--- Begin Raw data ---
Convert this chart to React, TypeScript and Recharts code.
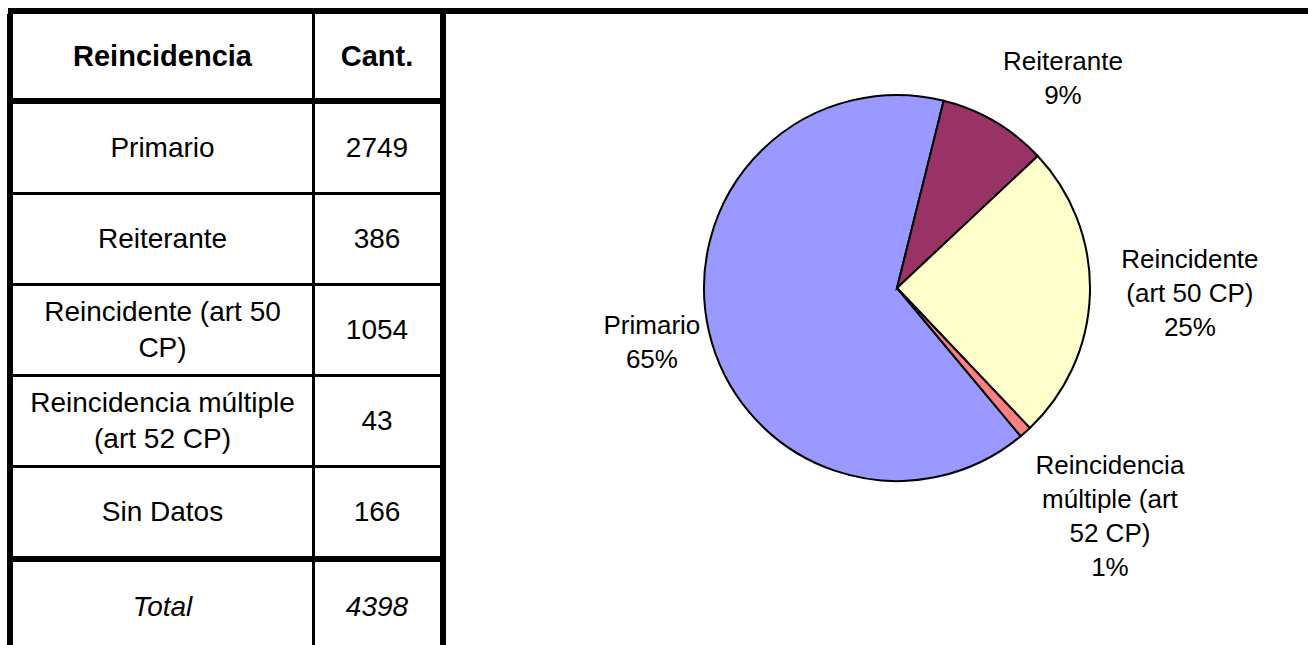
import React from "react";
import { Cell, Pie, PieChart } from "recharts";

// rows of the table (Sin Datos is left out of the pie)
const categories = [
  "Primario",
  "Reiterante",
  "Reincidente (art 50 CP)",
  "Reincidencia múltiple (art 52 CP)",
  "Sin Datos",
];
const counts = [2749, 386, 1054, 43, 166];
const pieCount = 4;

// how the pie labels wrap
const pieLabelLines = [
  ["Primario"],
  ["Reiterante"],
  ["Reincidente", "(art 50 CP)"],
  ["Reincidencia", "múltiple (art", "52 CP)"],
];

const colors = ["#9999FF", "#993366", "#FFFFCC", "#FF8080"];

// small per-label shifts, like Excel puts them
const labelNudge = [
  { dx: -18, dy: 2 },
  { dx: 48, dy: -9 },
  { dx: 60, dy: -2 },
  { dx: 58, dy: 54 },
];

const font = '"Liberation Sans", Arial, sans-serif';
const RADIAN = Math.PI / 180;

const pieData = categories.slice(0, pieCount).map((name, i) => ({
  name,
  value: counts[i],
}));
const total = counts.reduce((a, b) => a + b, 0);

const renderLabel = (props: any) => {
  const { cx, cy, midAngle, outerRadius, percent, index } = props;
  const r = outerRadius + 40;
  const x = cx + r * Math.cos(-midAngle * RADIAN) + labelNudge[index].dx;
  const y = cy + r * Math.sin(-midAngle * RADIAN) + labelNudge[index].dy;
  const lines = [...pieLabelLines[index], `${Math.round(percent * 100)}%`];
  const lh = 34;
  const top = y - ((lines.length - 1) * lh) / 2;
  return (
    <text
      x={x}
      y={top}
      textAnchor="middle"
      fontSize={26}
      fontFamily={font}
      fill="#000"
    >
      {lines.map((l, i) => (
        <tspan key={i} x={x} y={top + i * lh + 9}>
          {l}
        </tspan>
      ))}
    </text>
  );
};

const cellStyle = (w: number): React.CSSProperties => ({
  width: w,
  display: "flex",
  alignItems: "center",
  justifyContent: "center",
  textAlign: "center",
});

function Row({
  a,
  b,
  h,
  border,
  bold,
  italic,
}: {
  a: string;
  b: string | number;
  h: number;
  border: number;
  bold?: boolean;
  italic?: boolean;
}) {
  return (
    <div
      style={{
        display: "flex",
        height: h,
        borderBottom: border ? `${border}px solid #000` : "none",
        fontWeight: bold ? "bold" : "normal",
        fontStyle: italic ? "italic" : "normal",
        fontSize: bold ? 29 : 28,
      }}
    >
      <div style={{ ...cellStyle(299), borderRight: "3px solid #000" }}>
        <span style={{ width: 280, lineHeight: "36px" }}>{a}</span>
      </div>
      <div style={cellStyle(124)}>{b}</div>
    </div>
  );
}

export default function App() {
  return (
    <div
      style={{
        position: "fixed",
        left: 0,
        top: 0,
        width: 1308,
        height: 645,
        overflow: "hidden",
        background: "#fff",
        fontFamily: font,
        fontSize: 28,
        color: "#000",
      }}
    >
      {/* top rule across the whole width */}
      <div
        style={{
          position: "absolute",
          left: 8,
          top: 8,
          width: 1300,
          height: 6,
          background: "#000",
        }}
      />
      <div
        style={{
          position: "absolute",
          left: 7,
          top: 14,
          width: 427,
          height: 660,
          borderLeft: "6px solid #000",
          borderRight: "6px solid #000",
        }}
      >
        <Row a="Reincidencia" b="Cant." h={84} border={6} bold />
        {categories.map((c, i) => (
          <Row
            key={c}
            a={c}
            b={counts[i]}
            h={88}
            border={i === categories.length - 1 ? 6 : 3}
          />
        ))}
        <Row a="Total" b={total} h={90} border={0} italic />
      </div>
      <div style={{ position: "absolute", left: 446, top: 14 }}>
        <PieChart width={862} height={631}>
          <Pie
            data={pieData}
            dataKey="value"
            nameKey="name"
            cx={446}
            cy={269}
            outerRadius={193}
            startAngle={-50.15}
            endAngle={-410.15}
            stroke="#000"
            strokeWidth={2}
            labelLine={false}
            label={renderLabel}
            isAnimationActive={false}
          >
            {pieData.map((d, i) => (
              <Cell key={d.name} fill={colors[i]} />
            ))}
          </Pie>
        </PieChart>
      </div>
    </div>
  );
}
--- End Raw data ---
Written exercise →
Make an exact copy of the listing above. Do not include the pictures.

Result →
Convert this chart to React, TypeScript and Recharts code.
import React from "react";
import { Cell, Pie, PieChart } from "recharts";

// rows of the table (Sin Datos is left out of the pie)
const categories = [
  "Primario",
  "Reiterante",
  "Reincidente (art 50 CP)",
  "Reincidencia múltiple (art 52 CP)",
  "Sin Datos",
];
const counts = [2749, 386, 1054, 43, 166];
const pieCount = 4;

// how the pie labels wrap
const pieLabelLines = [
  ["Primario"],
  ["Reiterante"],
  ["Reincidente", "(art 50 CP)"],
  ["Reincidencia", "múltiple (art", "52 CP)"],
];

const colors = ["#9999FF", "#993366", "#FFFFCC", "#FF8080"];

// small per-label shifts, like Excel puts them
const labelNudge = [
  { dx: -18, dy: 2 },
  { dx: 48, dy: -9 },
  { dx: 60, dy: -2 },
  { dx: 58, dy: 54 },
];

const font = '"Liberation Sans", Arial, sans-serif';
const RADIAN = Math.PI / 180;

const pieData = categories.slice(0, pieCount).map((name, i) => ({
  name,
  value: counts[i],
}));
const total = counts.reduce((a, b) => a + b, 0);

const renderLabel = (props: any) => {
  const { cx, cy, midAngle, outerRadius, percent, index } = props;
  const r = outerRadius + 40;
  const x = cx + r * Math.cos(-midAngle * RADIAN) + labelNudge[index].dx;
  const y = cy + r * Math.sin(-midAngle * RADIAN) + labelNudge[index].dy;
  const lines = [...pieLabelLines[index], `${Math.round(percent * 100)}%`];
  const lh = 34;
  const top = y - ((lines.length - 1) * lh) / 2;
  return (
    <text
      x={x}
      y={top}
      textAnchor="middle"
      fontSize={26}
      fontFamily={font}
      fill="#000"
    >
      {lines.map((l, i) => (
        <tspan key={i} x={x} y={top + i * lh + 9}>
          {l}
        </tspan>
      ))}
    </text>
  );
};

const cellStyle = (w: number): React.CSSProperties => ({
  width: w,
  display: "flex",
  alignItems: "center",
  justifyContent: "center",
  textAlign: "center",
});

function Row({
  a,
  b,
  h,
  border,
  bold,
  italic,
}: {
  a: string;
  b: string | number;
  h: number;
  border: number;
  bold?: boolean;
  italic?: boolean;
}) {
  return (
    <div
      style={{
        display: "flex",
        height: h,
        borderBottom: border ? `${border}px solid #000` : "none",
        fontWeight: bold ? "bold" : "normal",
        fontStyle: italic ? "italic" : "normal",
        fontSize: bold ? 29 : 28,
      }}
    >
      <div style={{ ...cellStyle(299), borderRight: "3px solid #000" }}>
        <span style={{ width: 280, lineHeight: "36px" }}>{a}</span>
      </div>
      <div style={cellStyle(124)}>{b}</div>
    </div>
  );
}

export default function App() {
  return (
    <div
      style={{
        position: "fixed",
        left: 0,
        top: 0,
        width: 1308,
        height: 645,
        overflow: "hidden",
        background: "#fff",
        fontFamily: font,
        fontSize: 28,
        color: "#000",
      }}
    >
      {/* top rule across the whole width */}
      <div
        style={{
          position: "absolute",
          left: 8,
          top: 8,
          width: 1300,
          height: 6,
          background: "#000",
        }}
      />
      <div
        style={{
          position: "absolute",
          left: 7,
          top: 14,
          width: 427,
          height: 660,
          borderLeft: "6px solid #000",
          borderRight: "6px solid #000",
        }}
      >
        <Row a="Reincidencia" b="Cant." h={84} border={6} bold />
        {categories.map((c, i) => (
          <Row
            key={c}
            a={c}
            b={counts[i]}
            h={88}
            border={i === categories.length - 1 ? 6 : 3}
          />
        ))}
        <Row a="Total" b={total} h={90} border={0} italic />
      </div>
      <div style={{ position: "absolute", left: 446, top: 14 }}>
        <PieChart width={862} height={631}>
          <Pie
            data={pieData}
            dataKey="value"
            nameKey="name"
            cx={446}
            cy={269}
            outerRadius={193}
            startAngle={-50.15}
            endAngle={-410.15}
            stroke="#000"
            strokeWidth={2}
            labelLine={false}
            label={renderLabel}
            isAnimationActive={false}
          >
            {pieData.map((d, i) => (
              <Cell key={d.name} fill={colors[i]} />
            ))}
          </Pie>
        </PieChart>
      </div>
    </div>
  );
}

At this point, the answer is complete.